* [Exercise brief]: List all lines in the material below that contain "LaTeX".

* [Data extract]:
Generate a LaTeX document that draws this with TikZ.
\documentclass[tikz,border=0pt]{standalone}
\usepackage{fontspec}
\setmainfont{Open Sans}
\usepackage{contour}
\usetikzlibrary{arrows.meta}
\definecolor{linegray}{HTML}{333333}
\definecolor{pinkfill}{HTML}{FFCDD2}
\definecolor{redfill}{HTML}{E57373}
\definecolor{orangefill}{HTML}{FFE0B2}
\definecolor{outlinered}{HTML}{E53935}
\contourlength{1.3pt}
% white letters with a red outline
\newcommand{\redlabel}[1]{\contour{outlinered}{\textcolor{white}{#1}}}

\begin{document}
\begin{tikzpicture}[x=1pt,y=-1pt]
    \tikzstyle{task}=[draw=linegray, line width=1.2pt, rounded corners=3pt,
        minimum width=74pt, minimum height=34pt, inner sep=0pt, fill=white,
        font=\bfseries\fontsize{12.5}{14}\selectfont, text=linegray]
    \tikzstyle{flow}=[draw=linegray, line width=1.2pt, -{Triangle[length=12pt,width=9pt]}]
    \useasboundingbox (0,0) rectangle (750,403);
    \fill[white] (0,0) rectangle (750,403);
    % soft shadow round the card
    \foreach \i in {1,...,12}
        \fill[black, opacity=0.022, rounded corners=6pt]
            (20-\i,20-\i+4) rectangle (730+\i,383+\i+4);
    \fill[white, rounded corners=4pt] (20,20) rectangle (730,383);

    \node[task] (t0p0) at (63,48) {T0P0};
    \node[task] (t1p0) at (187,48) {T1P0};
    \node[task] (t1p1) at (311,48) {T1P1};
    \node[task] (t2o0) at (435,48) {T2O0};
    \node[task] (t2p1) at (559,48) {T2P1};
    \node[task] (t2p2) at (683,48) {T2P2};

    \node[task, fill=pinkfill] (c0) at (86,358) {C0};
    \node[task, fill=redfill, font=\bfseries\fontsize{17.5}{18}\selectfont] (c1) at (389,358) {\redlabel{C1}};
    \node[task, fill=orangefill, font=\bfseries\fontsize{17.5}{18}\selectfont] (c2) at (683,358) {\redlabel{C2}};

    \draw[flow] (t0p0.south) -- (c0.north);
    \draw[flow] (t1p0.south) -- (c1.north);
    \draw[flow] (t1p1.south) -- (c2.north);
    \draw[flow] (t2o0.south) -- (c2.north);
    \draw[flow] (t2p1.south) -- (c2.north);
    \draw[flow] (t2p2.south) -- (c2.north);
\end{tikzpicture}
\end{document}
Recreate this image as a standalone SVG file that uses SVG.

* * *

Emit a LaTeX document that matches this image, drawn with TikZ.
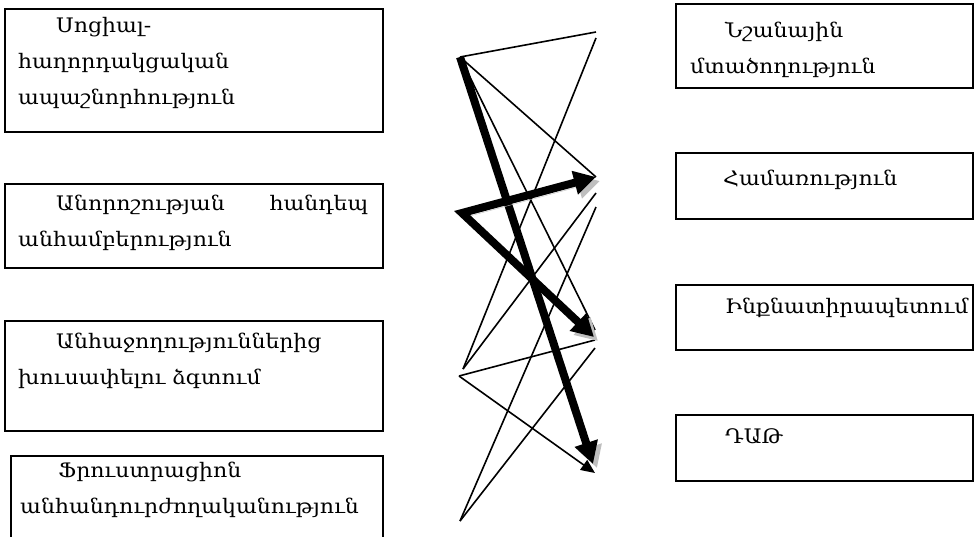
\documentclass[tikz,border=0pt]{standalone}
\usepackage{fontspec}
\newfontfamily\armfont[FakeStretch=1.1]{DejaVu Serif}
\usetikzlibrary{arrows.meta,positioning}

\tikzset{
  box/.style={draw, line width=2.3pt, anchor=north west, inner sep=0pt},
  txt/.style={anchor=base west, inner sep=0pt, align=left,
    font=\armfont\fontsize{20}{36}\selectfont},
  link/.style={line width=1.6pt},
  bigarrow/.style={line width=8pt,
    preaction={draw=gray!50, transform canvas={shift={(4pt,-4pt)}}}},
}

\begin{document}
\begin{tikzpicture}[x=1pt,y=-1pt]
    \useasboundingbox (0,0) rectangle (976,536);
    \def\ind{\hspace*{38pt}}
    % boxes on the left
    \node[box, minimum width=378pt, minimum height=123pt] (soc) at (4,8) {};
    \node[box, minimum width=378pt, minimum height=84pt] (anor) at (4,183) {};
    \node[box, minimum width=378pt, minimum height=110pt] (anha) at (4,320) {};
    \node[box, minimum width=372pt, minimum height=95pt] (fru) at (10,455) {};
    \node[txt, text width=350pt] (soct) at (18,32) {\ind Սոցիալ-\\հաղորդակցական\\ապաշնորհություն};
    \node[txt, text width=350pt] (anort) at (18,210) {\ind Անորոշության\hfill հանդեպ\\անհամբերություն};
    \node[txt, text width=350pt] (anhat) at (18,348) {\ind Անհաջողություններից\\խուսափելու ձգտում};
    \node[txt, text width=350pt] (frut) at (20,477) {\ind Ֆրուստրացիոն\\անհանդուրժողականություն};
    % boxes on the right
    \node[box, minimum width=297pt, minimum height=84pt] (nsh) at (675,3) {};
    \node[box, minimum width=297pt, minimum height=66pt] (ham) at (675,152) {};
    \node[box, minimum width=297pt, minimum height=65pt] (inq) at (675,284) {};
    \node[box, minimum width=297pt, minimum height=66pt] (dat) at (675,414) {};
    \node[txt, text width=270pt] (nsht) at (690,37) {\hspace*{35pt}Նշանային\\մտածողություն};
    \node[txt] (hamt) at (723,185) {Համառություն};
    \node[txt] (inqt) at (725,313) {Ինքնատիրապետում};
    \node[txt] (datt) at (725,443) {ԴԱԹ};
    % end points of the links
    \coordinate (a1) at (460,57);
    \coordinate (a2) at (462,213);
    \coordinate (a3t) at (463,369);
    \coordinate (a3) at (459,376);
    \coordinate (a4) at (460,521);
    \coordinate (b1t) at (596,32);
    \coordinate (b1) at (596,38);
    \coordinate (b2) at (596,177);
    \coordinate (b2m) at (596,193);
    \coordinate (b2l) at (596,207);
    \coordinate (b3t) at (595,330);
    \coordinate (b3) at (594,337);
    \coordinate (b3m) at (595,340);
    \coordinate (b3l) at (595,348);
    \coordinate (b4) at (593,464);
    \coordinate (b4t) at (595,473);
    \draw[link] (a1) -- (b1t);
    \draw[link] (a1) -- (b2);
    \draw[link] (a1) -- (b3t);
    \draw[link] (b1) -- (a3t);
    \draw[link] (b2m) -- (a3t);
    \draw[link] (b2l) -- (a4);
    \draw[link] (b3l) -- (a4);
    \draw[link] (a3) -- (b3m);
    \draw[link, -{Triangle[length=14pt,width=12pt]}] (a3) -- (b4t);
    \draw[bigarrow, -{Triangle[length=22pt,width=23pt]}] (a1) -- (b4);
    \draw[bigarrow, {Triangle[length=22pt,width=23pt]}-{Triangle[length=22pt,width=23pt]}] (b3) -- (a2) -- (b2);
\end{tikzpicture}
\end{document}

* [Response below]:
Generate a LaTeX document that draws this with TikZ.
Emit a LaTeX document that matches this image, drawn with TikZ.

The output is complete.